Singen ohne Sicherheiten: Das alte Liedchen vom Tarif

Die Staatsoper warnt vor einem Qualitätsverlust. Der Grund sind Tarifsteigerungen, die ihr der SPD-geführte Senat nur zu einem kleinen Teil finanziert

Bald nur noch als Bühnenbild: (Kultur-)Metropole Hamburg Bild: dpa

HAMBURG taz | Bald gibt es eine schöne Premiere an Hamburgs Staatsoper: „Fürst Igor“ von Alexander Borodin. Das ist nicht nur deshalb schön (und selten), weil sie auf einem mittelalterlichen russischen Epos fußt. Sondern auch, weil der russische Fürst, der 1185 erfolglos gegen die Polowzer zog, alsbald aus deren Gefangenschaft entkommen konnte.

Aus der Gefangenschaft des Geldes will – allerdings im nicht ganz so dramatischen Sinn – auch die Oper entkommen, und bisher sieht sie wenig Chancen.
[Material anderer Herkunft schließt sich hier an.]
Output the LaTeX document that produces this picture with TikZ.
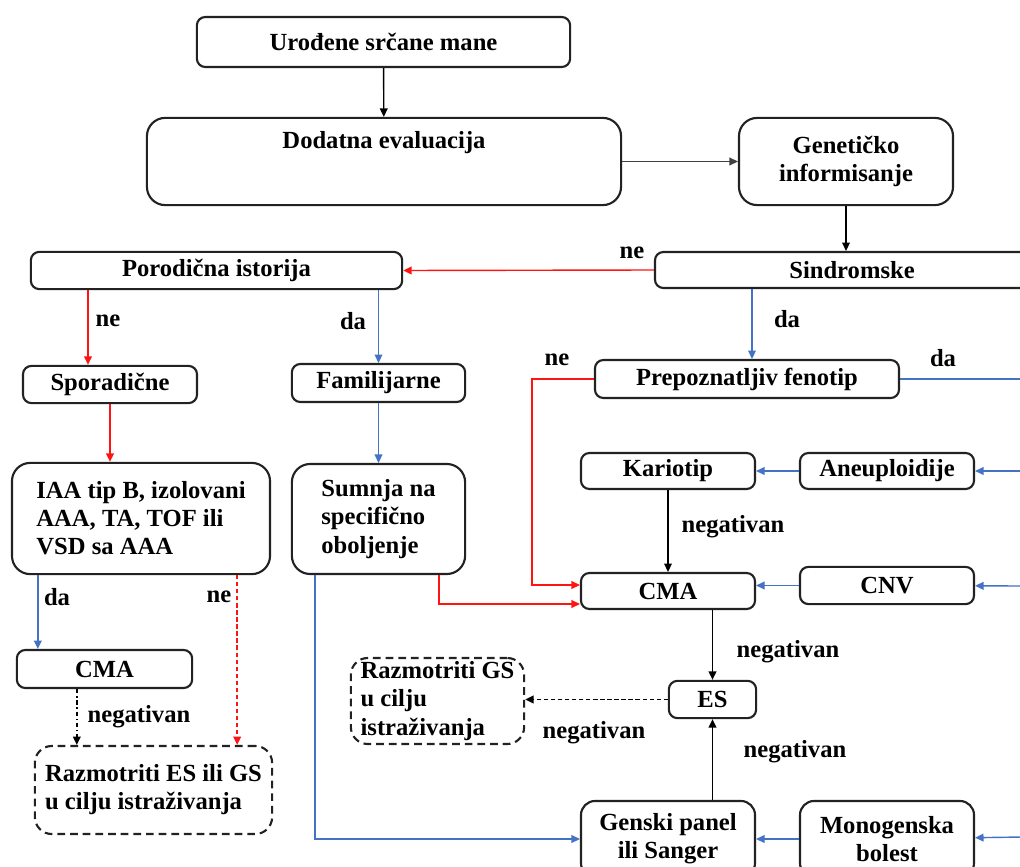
\documentclass[tikz,border=0pt]{standalone}
\usepackage{fontspec}
\setmainfont{Liberation Serif}
\usetikzlibrary{arrows.meta}
\definecolor{linkblue}{RGB}{68,114,196}
\definecolor{linkred}{RGB}{255,20,20}
\definecolor{boxline}{RGB}{34,34,34}

\begin{document}
\begin{tikzpicture}
  [x=0.025cm,y=-0.025cm,
   every node/.style={font=\fontsize{17.5}{20}\selectfont\bfseries},
   box/.style={draw=boxline,line width=1.5pt,rounded corners=6pt,inner sep=0pt,align=center},
   bigbox/.style={box,rounded corners=13pt,align=left},
   dashbox/.style={box,rounded corners=12pt,align=left,dash pattern=on 5.5pt off 3.5pt},
   arr/.style={-{Triangle[length=6pt,width=5.5pt]},line width=1pt},
   blkarr/.style={arr,black},
   nearr/.style={arr,linkred},
   daarr/.style={arr,linkblue}]

  \fill[white] (0,0) rectangle (1020,867);
  \useasboundingbox (0,0) rectangle (1020,867);
  \clip (0,0) rectangle (1020,867);

  % left branch
  \node[box,minimum width=9.33cm,minimum height=1.25cm] (uro) at (383.5,42) {Urođene srčane mane};
  \node[box,rounded corners=13pt,minimum width=11.85cm,minimum height=2.18cm] (dod) at (384,161.5) {Dodatna evaluacija\\[5pt]\strut};
  \node[box,rounded corners=13pt,minimum width=5.35cm,minimum height=2.18cm] (gen) at (846,161.5) {Genetičko\\informisanje};
  \node[box,minimum width=9.85cm,minimum height=0.9cm] (sin) at (852,270) {Sindromske};
  \node[box,minimum width=9.28cm,minimum height=0.93cm] (por) at (216.5,270.5) {Porodična istorija};
  \node[box,minimum width=4.35cm,minimum height=0.93cm] (spo) at (110,384.5) {Sporadične};
  \node[box,minimum width=4.33cm,minimum height=0.95cm] (fam) at (378.5,383) {Familijarne};
  \node[bigbox,minimum width=6.45cm,minimum height=2.78cm] (iaa) at (141,518.5) {IAA tip B, izolovani\\AAA, TA, TOF ili\\VSD sa AAA};
  \node[bigbox,minimum width=4.33cm,minimum height=2.75cm] (sum) at (378.5,519) {Sumnja na\\specifično\\oboljenje};
  \node[box,minimum width=4.38cm,minimum height=0.95cm] (cmaA) at (104.5,669) {CMA};
  \node[dashbox,minimum width=5.93cm,minimum height=2.2cm] (resA) at (153.5,790) {Razmotriti ES ili GS\\u cilju istraživanja};

  % syndromic branch
  \node[box,minimum width=7.6cm,minimum height=0.95cm] (pre) at (747,379) {Prepoznatljiv fenotip};
  \node[box,minimum width=4.35cm,minimum height=0.9cm] (kar) at (668,471) {Kariotip};
  \node[box,minimum width=4.35cm,minimum height=0.9cm] (ane) at (887,471) {Aneuploidije};
  \node[box,minimum width=4.35cm,minimum height=0.9cm] (cmaB) at (668,591) {CMA};
  \node[box,minimum width=4.35cm,minimum height=0.93cm] (cnv) at (887,585.5) {CNV};
  \node[box,minimum width=2.18cm,minimum height=0.93cm] (es) at (712.5,699.5) {ES};
  \node[dashbox,minimum width=4.33cm,minimum height=2.15cm] (resB) at (437.5,701) {Razmotriti GS\\u cilju\\istraživanja};
  \node[box,rounded corners=10pt,minimum width=4.35cm,minimum height=1.9cm] (gp) at (668,839) {Genski panel\\ili Sanger};
  \node[box,rounded corners=10pt,minimum width=4.35cm,minimum height=1.9cm] (mon) at (887,839) {Monogenska\\bolest};

  \coordinate (eP) at (1022,379);
  \coordinate (eA) at (1022,471);
  \coordinate (eC) at (1022,586);
  \coordinate (eM) at (1022,837);

  % labels
  \node (lNeSin) at (632,253) {ne};
  \node (lNePor) at (108,321) {ne};
  \node (lDaPor) at (353,321) {da};
  \node (lDaSin) at (787,319) {da};
  \node (lNePre) at (557,360) {ne};
  \node (lDaPre) at (943,358) {da};
  \node (lDaIaa) at (57,597) {da};
  \node (lNeIaa) at (219,597) {ne};
  \node (lNegA) at (139,717) {negativan};
  \node (lNegKar) at (733,527) {negativan};
  \node (lNegCma) at (788,652) {negativan};
  \node (lNegEs) at (594,733) {negativan};
  \node (lNegGp) at (795,752) {negativan};

  % connectors
  \draw[blkarr] (uro) -- (dod);
  \draw[blkarr,black!75] (dod.east) -- (gen.west);
  \draw[blkarr] (gen.south) -- (gen.south |- sin.north);
  \draw[nearr] (sin.west) -- (por.east);
  \draw[nearr] ([xshift=-0.55cm]spo.north |- por.south) -- ([xshift=-0.55cm]spo.north);
  \draw[daarr] (fam.north |- por.south) -- (fam.north);
  \draw[nearr] (spo.south) -- (spo.south |- iaa.north);
  \draw[daarr] (fam.south) -- (sum.north);
  \draw[daarr] ([xshift=0.55cm]cmaA.north west |- iaa.south) -- ([xshift=0.55cm]cmaA.north west);
  \draw[nearr,dash pattern=on 3pt off 2pt] ([xshift=-0.9cm]resA.north east |- iaa.south) -- ([xshift=-0.9cm]resA.north east);
  \draw[blkarr,dash dot] ([xshift=1.075cm]resA.north west |- cmaA.south) -- ([xshift=1.075cm]resA.north west);
  \draw[daarr] ([xshift=0.6cm]sum.south west) |- (gp.west);
  \draw[nearr] ([xshift=-0.675cm]sum.south east) |- ([yshift=-0.325cm]cmaB.west);
  \draw[nearr] (pre.west) -- ++(-62,0) |- ([yshift=0.15cm]cmaB.west);
  \draw[daarr] ([xshift=0.125cm]pre.north |- sin.south) -- ([xshift=0.125cm]pre.north);
  \draw[linkblue,line width=1pt] (pre.east) -- (eP);
  \foreach \from/\to in {eA/ane,ane/kar,eC/cnv,eM/mon,mon/gp}
    \draw[daarr] (\from) -- (\to);
  \draw[daarr] (cnv.west) -- (cnv.west -| cmaB.east);
  \draw[blkarr] (kar) -- (cmaB);
  \draw[blkarr] (es.north |- cmaB.south) -- (es.north);
  \draw[blkarr,dash pattern=on 3pt off 2pt] (es.west) -- (es.west -| resB.east);
  \draw[blkarr] (es.south |- gp.north) -- (es.south);

\end{tikzpicture}
\end{document}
Zwar dräuen ihr keine expliziten Subventionskürzungen im Haushalt für 2013/ 14, der heute erstmals im Kulturausschuss beraten wird, bevor im Dezember die Bürgerschaft darüber entscheidet.

Dafür wird aber an einer anderen empfindlichen Stelle gekürzt, die zunächst eher unauffällig wirkt: bei den Tarifsteigerungen – jenen Gehaltserhöhungen, die der Staat den öffentlichen Bediensteten aller Sparten zusagt, um hernach zu verkünden, dass er den Institutionen nur einen Teil davon ersetzt. Der Oper zum Beispiel erstattet er derzeit Tariferhöhungen von 1,5 Prozent. Das stört solange nicht, wie die Tarifsteigerungen genau bei jenen 1,5 Prozent liegen – was sie in der vorigen Spielzeit taten.

Die jüngsten, bis 2014 gültigen Tarifsteigerungen belaufen sich aber auf 6,3 Prozent, und da wird die Sorge schon größer. „Da werden uns“, sagt Opern-Geschäftsführer Detlef Meierjohann, „zwei bis 2,5 Millionen jährlich fehlen.“ Und das könnte schwierig werden.

Denn die Oper mit einem Gesamtbudget von 62 Millionen Euro bekommt zwar Subventionen von 46,2 Millionen. Fürs Personal zahlt sie aber alleine schon 48 Millionen; die Differenz muss das Haus selbst erwirtschaften. Wie das „Tarifaufwachsen“ zusätzlich zu finanzieren ist, weiß Meierjohann deshalb noch nicht, und die Möglichkeiten sind begrenzt: „Wenn wir weniger Vorstellungen geben, nehmen wir auch weniger ein, erwirtschaften also weniger. Das wäre ein unguter Kreislauf.“

Bleibt die zweite Option: weniger aufwändige Werke zu spielen, weniger anspruchsvolle auch, womit die Oper „einen massiven Qualitätsverlust erleiden könnte“, sagt Meierjohann. Ein Problem, auf das jüngst auch John Neumeier, Chef des der Oper angegliederten Balletts hingewiesen hatte. Auch dies werde dann nicht mehr international wettbewerbsfähig sein, sondern nur noch Mittelmaß produzieren. Ähnliches könnte der Oper dräuen.

Dass das alles nicht nur die oberen Zehntausend betrifft, weiß Meierjohann sehr genau: Nicht nur, dass Opernkarten schon ab zehn Euro zu haben sind: „Diese Plätze sind auch immer als erste ausverkauft.“ Zudem kämen von den 400.000 Besuchern pro Spielzeit 85 Prozent aus dem norddeutschen Raum. „Und das können schon rein statistisch nicht nur die Reichen sein“, sagt Meierjohann.

Im Übrigen, sagt er noch, genüge es, in der Opernpause mal durchs Foyer zu schlendern. „Da wird man sehen, dass Menschen aus allen Schichten zu uns kommen“, sagt Meierjohann.